S.H.S. was originally built in 1910 as one of the first of a new national type of school becoming popular in American public education by the 1920s organizing grades seven, eight and nine together, then known as the "junior high school" (later reorganized, advanced earlier by a grade and known as "middle schools" for the 6th-7th-8th grades by the 1980s) and had a co-ed student body with both boys and girls for the first time in Baltimore City, which previously only had four specialized/college preparatory/citywide, sex-segregated (single sex) public high schools - with all-male: Baltimore City College (1839), Baltimore Polytechnic Institute (1883), and the all-female: Western High School (1844), Eastern High School (1844), since the beginnings of the Baltimore City Public Schools system in 1829. Also a public high school had also been established in 1883 "The Colored High School", which later became Frederick Douglass High School which at some point in its history became open to both African-American boys and girls. In addition, with also co-educational Forest Park High School later built in the early 1920s in the northwest area of the city as the first "co-ed" Baltimore public high school, these types of neighborhood/district "comprehensive" public high schools soon spread through all quadrants of the city, eventually numbering about 20 co-ed neighborhood high schools in the Baltimore City Public Schools by the early 1970s. In the surrounding rural now suburban Baltimore County to the west, north and east of the city and Anne Arundel County to the city's south, the first public high school established in the late 19th century were open to both boys and girls and eventually grew to a similar number of about 25 secondary schools in neighborhoods each in both counties to the present.

An addition/annex building to the east of the original 1910 S.H.S. structure, also facing Warren Avenue at the intersection with Riverside Avenue was constructed in 1926 of matching red brick with limestone trim and a more modernist style gym-swimming pool brick building to the south in 1956.

The new type of co-educational neighborhood public high school had a challenging new role in the Baltimore City Public Schools system. Now raised to the level of a full high school / secondary school from its previous lower "junior high" status, the building was assigned the BCPS number of #70 in the 1920s.

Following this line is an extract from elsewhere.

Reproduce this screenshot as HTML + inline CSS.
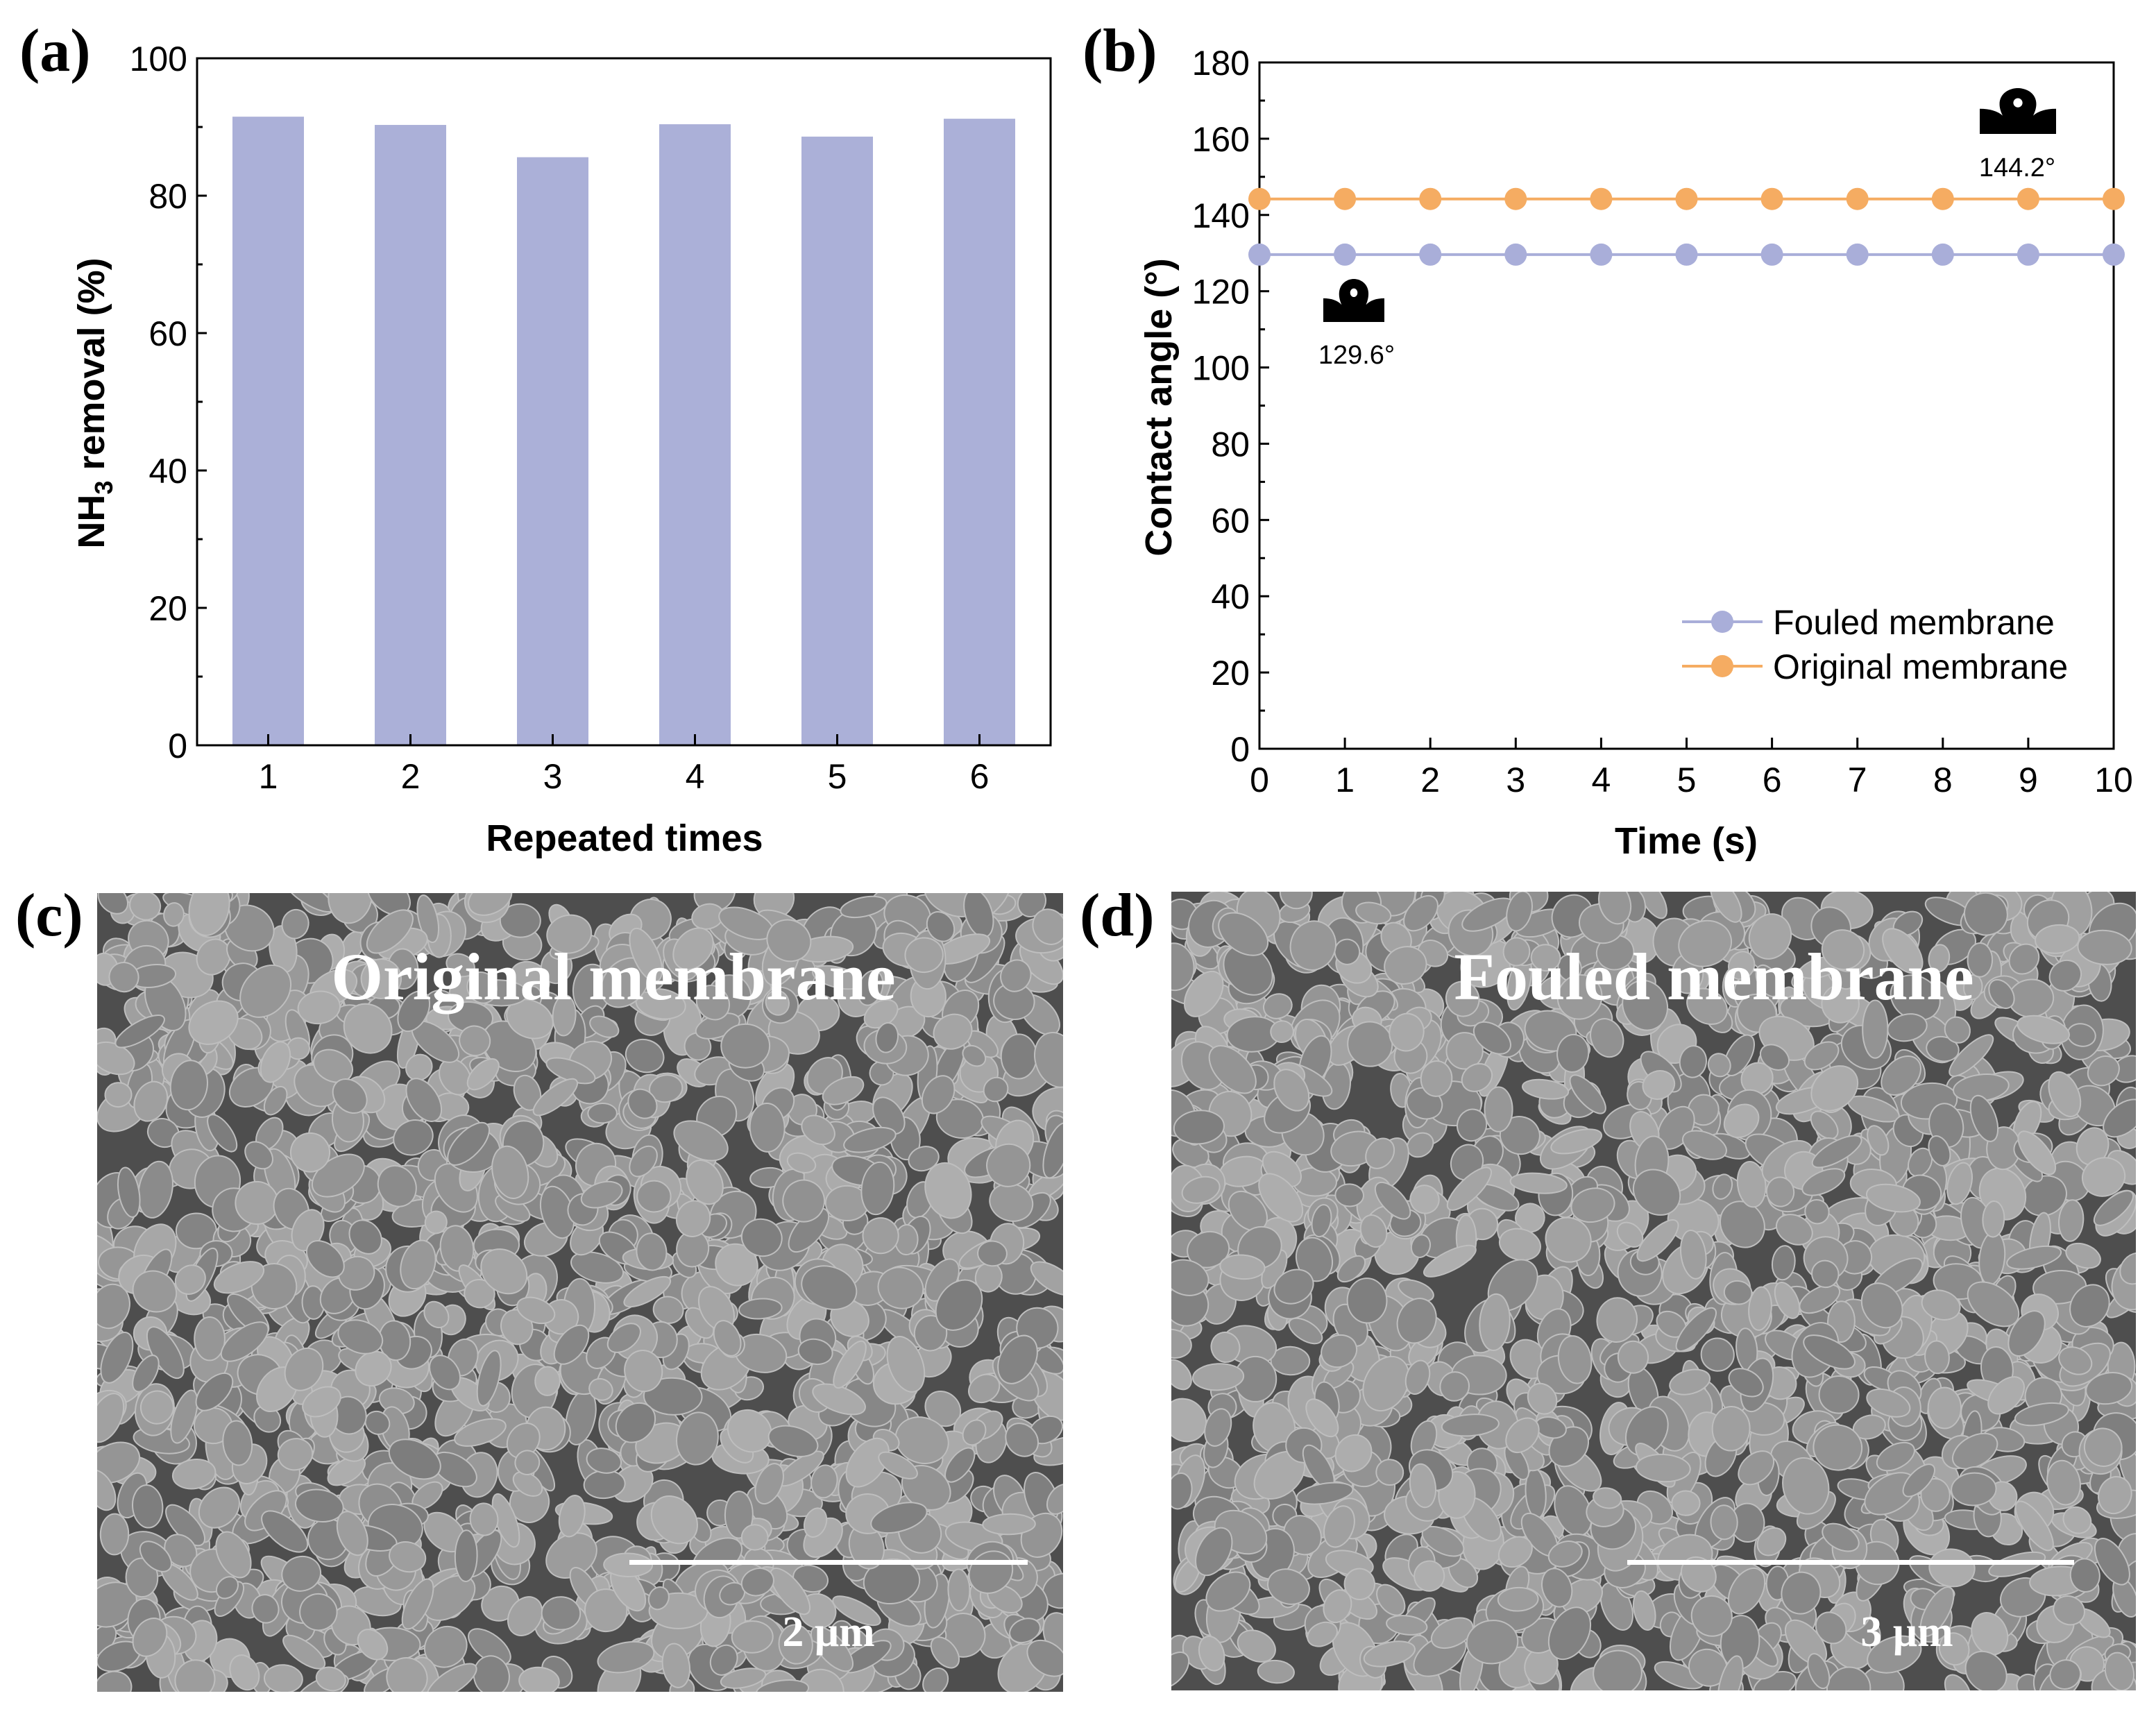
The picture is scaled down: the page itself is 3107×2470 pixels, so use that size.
<!DOCTYPE html>
<html><head><meta charset="utf-8"><style>
html,body{margin:0;padding:0;background:#fff;}
svg{display:block;}
text{font-family:"Liberation Sans",Arial,sans-serif;}
.serif{font-family:"Liberation Serif","Times New Roman",serif;font-weight:bold;}
</style></head><body>
<svg id="fig" width="3107" height="2470" viewBox="0 0 3107 2470" xmlns="http://www.w3.org/2000/svg">
<defs>
<clipPath id="clipC"><rect x="140" y="1287" width="1392" height="1151"/></clipPath>
<clipPath id="clipD"><rect x="1688" y="1285" width="1390" height="1151"/></clipPath>
</defs>
<g id="panelA"></g>
<g id="panelB"></g>
<g id="panelC"></g>
<g id="panelD"></g>
</svg>
<script>
// ---- Panel (a) data ----
const aCategories = [1, 2, 3, 4, 5, 6];
const aValues = [91.5, 90.3, 85.6, 90.4, 88.6, 91.2];
const aYTicks = [0, 20, 40, 60, 80, 100];
// ---- Panel (b) data ----
const bTimes = [0, 1, 2, 3, 4, 5, 6, 7, 8, 9, 10];
const bFouled = [129.6, 129.6, 129.6, 129.6, 129.6, 129.6, 129.6, 129.6, 129.6, 129.6, 129.6];
const bOriginal = [144.2, 144.2, 144.2, 144.2, 144.2, 144.2, 144.2, 144.2, 144.2, 144.2, 144.2];
const bYTicks = [0, 20, 40, 60, 80, 100, 120, 140, 160, 180];
const bXTicks = [0, 1, 2, 3, 4, 5, 6, 7, 8, 9, 10];

const NS = "http://www.w3.org/2000/svg";
function mk(parent, tag, attrs, txt) {
  const e = document.createElementNS(NS, tag);
  for (const k in attrs) e.setAttribute(k, attrs[k]);
  if (txt !== undefined) e.textContent = txt;
  parent.appendChild(e);
  return e;
}

// ---------- Panel A ----------
(function () {
  const g = document.getElementById('panelA');
  const L = 284, R = 1514, T = 84, B = 1074;
  const xS = v => L + (v - 0.5) / 6 * (R - L);
  const yS = v => B - v / 100 * (B - T);
  const bw = 103;
  aValues.forEach((v, i) => {
    const r = mk(g, 'rect', {x: xS(aCategories[i]) - bw / 2, y: yS(v), width: bw, height: yS(0) - yS(v), fill: '#abb0d8'});
    
    
  });
  const f = mk(g, 'rect', {x: L, y: T, width: R - L, height: B - T, fill: 'none', stroke: '#000', 'stroke-width': 3});
  
  
  aYTicks.forEach(v => {
    mk(g, 'line', {x1: L, x2: L + 14, y1: yS(v), y2: yS(v), stroke: '#000', 'stroke-width': 3});
    const t = mk(g, 'text', {x: L - 14, y: yS(v) + 18, 'font-size': 50, 'text-anchor': 'end'}, v);
    
    
  });
  for (let v = 10; v < 100; v += 20) mk(g, 'line', {x1: L, x2: L + 8, y1: yS(v), y2: yS(v), stroke: '#000', 'stroke-width': 3});
  aCategories.forEach(c => {
    mk(g, 'line', {x1: xS(c), x2: xS(c), y1: B, y2: B - 16, stroke: '#000', 'stroke-width': 3});
    const t = mk(g, 'text', {x: xS(c), y: B + 62, 'font-size': 50, 'text-anchor': 'middle'}, c);
    
    
  });
  const xt = mk(g, 'text', {x: 900, y: 1226, 'font-size': 54, 'font-weight': 'bold', 'text-anchor': 'middle'}, 'Repeated times');
  
  
  const yt = mk(g, 'text', {x: 0, y: 0, 'font-size': 54, 'font-weight': 'bold', 'text-anchor': 'middle', transform: 'translate(150,581) rotate(-90)'});
  
  
  mk(yt, 'tspan', {}, 'NH');
  mk(yt, 'tspan', {'font-size': 36, dy: 12}, '3');
  mk(yt, 'tspan', {dy: -12}, ' removal (%)');
  const lab = mk(g, 'text', {x: 28, y: 102, 'font-size': 88, class: 'serif'}, '(a)');
  
  
})();

// ---------- Panel B ----------
function droplet(g, x, y, w, h, name) {
  const d = mk(g, 'g', {transform: `translate(${x},${y})`});
  
  
  mk(d, 'path', {d: `M0 ${h*0.45} Q${w*0.2} ${h*0.45} ${w*0.3} ${h*0.6} C${w*0.18} ${h*0.2} ${w*0.35} 0 ${w*0.5} 0 C${w*0.65} 0 ${w*0.82} ${h*0.2} ${w*0.7} ${h*0.6} Q${w*0.8} ${h*0.45} ${w} ${h*0.45} L${w} ${h} L0 ${h} Z`, fill: '#000'});
  mk(d, 'ellipse', {cx: w * 0.5, cy: h * 0.32, rx: w * 0.06, ry: h * 0.1, fill: '#fff'});
}
(function () {
  const g = document.getElementById('panelB');
  const L = 1815, R = 3046, T = 90, B = 1079;
  const xS = v => L + v / 10 * (R - L);
  const yS = v => B - v / 180 * (B - T);
  const f = mk(g, 'rect', {x: L, y: T, width: R - L, height: B - T, fill: 'none', stroke: '#000', 'stroke-width': 3});
  
  
  bYTicks.forEach(v => {
    mk(g, 'line', {x1: L, x2: L + 14, y1: yS(v), y2: yS(v), stroke: '#000', 'stroke-width': 3});
    const t = mk(g, 'text', {x: L - 14, y: yS(v) + 18, 'font-size': 50, 'text-anchor': 'end'}, v);
    
    
  });
  for (let v = 10; v < 180; v += 20) mk(g, 'line', {x1: L, x2: L + 8, y1: yS(v), y2: yS(v), stroke: '#000', 'stroke-width': 3});
  bXTicks.forEach(v => {
    mk(g, 'line', {x1: xS(v), x2: xS(v), y1: B, y2: B - 16, stroke: '#000', 'stroke-width': 3});
    const t = mk(g, 'text', {x: xS(v), y: B + 62, 'font-size': 50, 'text-anchor': 'middle'}, v);
    
    
  });
  function series(vals, color, name) {
    const sg = mk(g, 'g', {});
    
    
    mk(sg, 'polyline', {points: vals.map((v, i) => xS(bTimes[i]) + ',' + yS(v)).join(' '), fill: 'none', stroke: color, 'stroke-width': 4});
    vals.forEach((v, i) => {
      const c = mk(sg, 'circle', {cx: xS(bTimes[i]), cy: yS(v), r: 16, fill: color});
      
      
    });
  }
  series(bFouled, '#a9aed9', 'fouled-series');
  series(bOriginal, '#f5ac62', 'original-series');
  const lg = mk(g, 'g', {});
  
  
  [['Fouled membrane', '#a9aed9', 896], ['Original membrane', '#f5ac62', 960]].forEach(([n, c, y]) => {
    const e = mk(lg, 'g', {});
    
    
    mk(e, 'line', {x1: 2424, x2: 2540, y1: y, y2: y, stroke: c, 'stroke-width': 4});
    mk(e, 'circle', {cx: 2482, cy: y, r: 16, fill: c});
    mk(e, 'text', {x: 2555, y: y + 18, 'font-size': 50}, n);
  });
  droplet(g, 1907, 402, 88, 62, 'droplet-icon-fouled');
  const t1 = mk(g, 'text', {x: 1955, y: 524, 'font-size': 38, 'text-anchor': 'middle'}, '129.6°');
  
  
  droplet(g, 2853, 127, 110, 66, 'droplet-icon-original');
  const t2 = mk(g, 'text', {x: 2907, y: 254, 'font-size': 38, 'text-anchor': 'middle'}, '144.2°');
  
  
  const xt = mk(g, 'text', {x: 2430, y: 1230, 'font-size': 54, 'font-weight': 'bold', 'text-anchor': 'middle'}, 'Time (s)');
  
  
  const yt = mk(g, 'text', {x: 0, y: 0, 'font-size': 54, 'font-weight': 'bold', 'text-anchor': 'middle', transform: 'translate(1688,587) rotate(-90)'}, 'Contact angle (°)');
  
  
  const lab = mk(g, 'text', {x: 1560, y: 102, 'font-size': 88, class: 'serif'}, '(b)');
  
  
})();

// ---------- SEM panels (texture) ----------
function sem(id, clip, x0, y0, w, h, seed, title, tx, bar, barLabel, blx, lab, labx) {
  const g = document.getElementById(id);
  let s = seed;
  const rnd = () => { s = (s * 16807) % 2147483647; return s / 2147483647; };
  const cg = mk(g, 'g', {'clip-path': `url(#${clip})`});
  mk(cg, 'rect', {x: x0, y: y0, width: w, height: h, fill: '#4e4e4e'});
  const n = Math.round(w * h / 1150);
  for (let i = 0; i < n; i++) {
    const cx = x0 + rnd() * w, cy = y0 + rnd() * h;
    const rx = 16 + rnd() * 26, ry = 13 + rnd() * 20;
    const gr = 125 + Math.floor(rnd() * 50);
    const rot = Math.floor(rnd() * 180);
    mk(cg, 'ellipse', {cx: cx, cy: cy, rx: rx, ry: ry, transform: `rotate(${rot} ${cx} ${cy})`, fill: `rgb(${gr},${gr},${gr})`, stroke: 'rgb(190,190,190)', 'stroke-width': 2});
  }
  const t = mk(g, 'text', {x: tx, y: 1440, 'font-size': 96, fill: '#fff', 'text-anchor': 'middle', class: 'serif'}, title);
  
  
  const b = mk(g, 'rect', {x: bar[0], y: 2248, width: bar[1] - bar[0], height: 7, fill: '#fff'});
  
  
  const bl = mk(g, 'text', {x: blx, y: 2372, 'font-size': 62, fill: '#fff', 'text-anchor': 'middle', class: 'serif'}, barLabel);
  
  
  const l = mk(g, 'text', {x: labx, y: 1348, 'font-size': 88, class: 'serif'}, lab);
  
  
}
sem('panelC', 'clipC', 140, 1287, 1392, 1151, 12345, 'Original membrane', 884, [907, 1481], '2 μm', 1194, '(c)', 22);
sem('panelD', 'clipD', 1688, 1285, 1390, 1151, 67891, 'Fouled membrane', 2470, [2345, 2989], '3 μm', 2748, '(d)', 1556);
</script>
</body></html>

The Southern High School, originally located on the southeast corner of Warren Avenue and William Street, three blocks to the east from the main commercial district of the old South Baltimore commercial district neighborhood between Light Street and South Charles Street, with the adjacent municipal markethouse (one of originally eleven at their height, later seven of the city Public Market House system) of the Cross Street Market, established in the 1840s.

The Southern High building was constructed of red brick with limestone trim in a Jacobean/English Tudor style architecture used for a number of Baltimore City and other American schools of that era. Located on a 2.45 acre site adjacent to the sidewalks with rows of traditional Baltimore rowhouses with famous white marble steps and front facade bases were on the east, west and south sides of the school in the Federal Hill/South Baltimore neighborhood, but fronting towards the southern side of Federal Hill Park which overlooks the downtown skyline of the city's central business district and the former "Basin", now the famed "Inner Harbor".

The Southern High building complex at its most extensive period contained an auditorium, three gymnasiums, a 500-person capacity cafeteria, library, six shops, six home education rooms, one laboratory, and 44 classrooms.

By 1955, the school had an enrollment of 1,800 students, necessitating further enlargement of the facilities. Then Mayor Thomas J. D'Alesandro, Jr., broke ground on an expansion project designed to accommodate 600 additional students. This $2 million (1956 money) addition and expansion was completed in the summer of 1956, which added eight more regular classrooms, a double classroom, five new art rooms, eight commercial classrooms for typing and business machines, three music rooms, a three shops for machine, print and auto mechanic instruction, allowing the school to thrive while the city continued to grow.

==Construction of replacement building, 1976-1978==
By 1976, when the school had again outgrown its capacity, but also with declining physical conditions because of decades of suffering heavy hard usage with typical big city annual budget problems of poor and often deferred maintenance, Baltimore City Public School officials deemed it necessary to erect a new structure. The "new" Southern High School, was only two blocks to the southeast in the 1100 block of Covington Street, overlooking to the north and east of the Northwest Branch of the Patapsco River, east of the Inner Harbor towards the lower Baltimore Harbor which was still active and busy with freight, cargo and shipping facilities. The new S.H.S. looked down a two block slope towards the Francis Scott Key Highway of 1913 ("Key Highway") and the shipyards from the Bethlehem Steel Corporation from Bethlehem, Pennsylvania bordering it on the north side waterfront facing the Patapsco River's Northwest Branch. Upon its completion in late 1978, the new modernist simple stark block building of light tan/brown brick was capable of accommodating 2,400 students. The State of Maryland's School Construction Program provided $11.7 million for the project of the estimated total cost of $17 million.

==Transition to Digital Harbor High School, 2002-2005==
The Covington Street structure still remains but the high school changed names and academic focus in 2002, being renamed and becoming the current Digital Harbor High School. The last class of Southern High School graduated in 2005.

==Notable alumni==
The original Southern High School building was renovated and reopened in September, 1983 as a condominium and apartment complex. One of its most famous alumni, Hall of Fame baseball player Al Kaline, graduated from Southern High School in 1953 and began playing that summer as an 18-year-old in the Major Leagues for the Detroit Tigers. Other notable alumni include professional wrestler Brian "Axl Rotten" Knighton.